Touro sem mãe II
Semana passada comentei o caso da Toro, picape da Fiat que ganhou vida própria e tornou-se mais forte que a marca italiana no mercado brasileiro (recorde aqui). Comentei as possíveis razões para a ocorrência desse fenômeno e lancei a questão: o que a fabricante pode fazer a partir dessa realidade?
Marcas funcionam por um processo que podemos apelidar de “contaminação”. Elas ganham atributos, positivos ou negativos, através da proximidade com outras marcas, associação a personalidades ou a determinados ambientes e lugares. Quando uma marca põe sua logo em um evento para jovens, ganha pontos em quesitos associados à juventude. Quando estampa a camiseta de um bando de brigões, torna-se momentaneamente mais frágil e antipática ao público (relembre um episódio deste tipo clicando aqui ou neste link).
Geralmente, as arquiteturas de marca mistas, como as das montadoras, têm como objetivo permitir que novos produtos sejam endossados por uma marca forte e tradicional, como a da fabricante. Qualquer novo alimento com o logo da Nestlé estampado, independentemente de como for batizado, já nascerá mais simpático ao consumidor do que se contar apenas com seu nome próprio. O mesmo vale para um veículo da VW, Fiat ou Chevrolet. É um processo em que a reputação vem de cima para baixo, da marca-mãe para a marca do produto.

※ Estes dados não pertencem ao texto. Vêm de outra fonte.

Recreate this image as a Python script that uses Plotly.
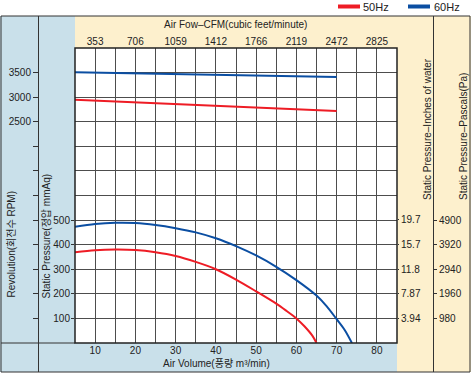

Porém, eventualmente o processo pode se dar na direção contrária, do produto emprestar seu prestígio para a fabricante. O iPod foi um sucesso que catapultou a Apple não apenas devido ao seu volume de vendas, mas principalmente por posicioná-la como uma companhia capaz de desenvolver gadgets bonitos e funcionais em um tempo no qual eles costumavam ser complicados e feios. Pavimentou o terreno para que o iPhone se tornasse o maior sucesso da indústria tech uma década depois, quando a confiança na capacidade da Apple fabricar bons produtos já estava restabelecida. A Hyundai vivenciou situação parecida nos mercados brasileiro e americano de automóveis nas últimas décadas: um ou dois sucessos fortaleceram a marca e permitiram que ganhasse a confiança dos consumidores.
Algo semelhante pode ser tentado pela Fiat a partir da Toro (foto). A picape pode funcionar como cartão de visitas para a empresa tentar outras iniciativas de veículos grandes e utilitários – picapes maiores, quem sabe, ou um SUV. Estes podem até manter o mesmo nome, numa extensão de linha ou de marca, para mais adiante funcionarem como plataforma para modelos diferentes. Sucesso garantido não existe, claro; a Duster SUV, da Renault, é um sucesso, mas a Oroch, sua versão picape, não. Ainda assim, a Toro pode constituir um ativo importante na tentativa de desenvolver a marca Fiat em outros segmentos que não o de carros compactos.
Mas, para isso, em algum momento a Fiat terá de ser mais incisiva na reivindicação de sua maternidade sobre a Toro – o que, pensando bem, nem deve ser tão difícil assim. Basta para isso fazer jus a origem italiana e se comportar como uma típica mamma orgulhosa dos feitos de seu mais novo rebento.